Critics pointed out that the high rate of invalidation is a strong indication that election officials and the Postal Service were woefully underprepared to handle and process the myriad mail-in ballots.

“A 26 percent invalidation rate is astounding. It’s very troubling,” said Arthur Schwartz, who represented several candidates in a federal lawsuit claiming voters were disenfranchised over the BOE and Postal Service’s handling of ballots.

Manhattan Judge Analisa Torres ordered that ballots received by June 25 be counted, though the state Board of Election said it is appealing the ruling.

Many ballots were tossed out because the voters failed to sign the interior envelope that came with it. “The envelope with directions for the signature was so poorly designed,” Schwartz said.

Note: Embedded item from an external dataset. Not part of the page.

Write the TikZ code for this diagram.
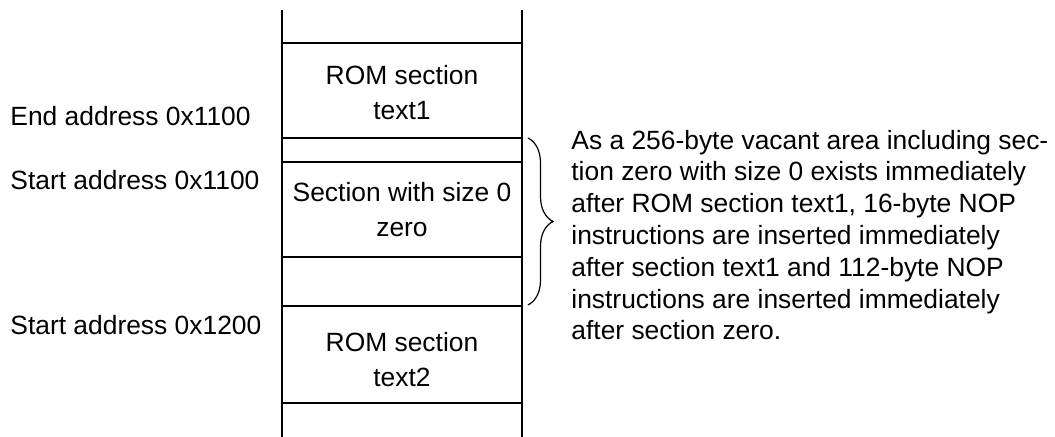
\documentclass[tikz,border=0pt]{standalone}
\usepackage{fontspec}
\setmainfont{Liberation Sans}
\usetikzlibrary{decorations.pathreplacing}
\begin{document}
\begin{tikzpicture}[x=0.5pt,y=-0.5pt,
  wall/.style={line width=1pt},
  lbl/.style={inner sep=0pt,font=\fontsize{13.2}{15.9}\selectfont},
  boxtxt/.style={lbl,align=center,anchor=base,font=\fontsize{13.2}{17.75}\selectfont},
  note/.style={lbl,align=left,anchor=base west}]
\useasboundingbox (0,0) rectangle (1055,437);
% column
\draw[wall] (282,10) -- (282,437);
\draw[wall] (522,10) -- (522,437);
\foreach \yy in {43,138,162.5,257,306.5,403}
  \draw[wall] (282,\yy) -- (522,\yy);
% box texts (base = last line's baseline)
\node[boxtxt] (t1) at (402,120) {ROM section\\text1};
\node[boxtxt] (z) at (402,237) {Section with size 0\\zero};
\node[boxtxt] (t2) at (402,386.7) {ROM section\\text2};
% left labels
\node[lbl,anchor=base west] (e1) at (10,126) {End address 0x1100};
\node[lbl,anchor=base west] (s1) at (10,190) {Start address 0x1100};
\node[lbl,anchor=base west] (s2) at (10,335) {Start address 0x1200};
% brace
\coordinate (bt) at (528,138);
\coordinate (bb) at (528,305);
\draw[line width=0.6pt,decorate,decoration={brace,amplitude=12.5pt}] (bt) -- (bb);
% note
\node[note] (n) at (571,340) {As a 256-byte vacant area including sec-\\tion zero with size 0 exists immediately\\after ROM section text1, 16-byte NOP\\instructions are inserted immediately\\after section text1 and 112-byte NOP\\instructions are inserted immediately\\after section zero.};
\end{tikzpicture}
\end{document}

Doug Kellner, co-chair of the state Board of Elections, proposed reforms to prevent another absentee balloting nightmare in November. His six-page proposal urged city BOE officials to ensure proper staffing at polling places during the November election and to add capacity to tally absentee ballots more quickly. It took six weeks to certify results from the primary.

City lawyers admitted in Manhattan federal court last week that they were still mailing absentee ballots the day before the June primary, leaving little chance they could reach voters in time.

Kellner wrote in a memorandum, “To those voters who did not have an opportunity to cast their ballots in the primary election, we should apologize for not doing more. Elected officials and others warned that we were not deploying sufficient resources to mail out absentee ballots in a timely manner, and in hindsight, we could have done more to address the problem.”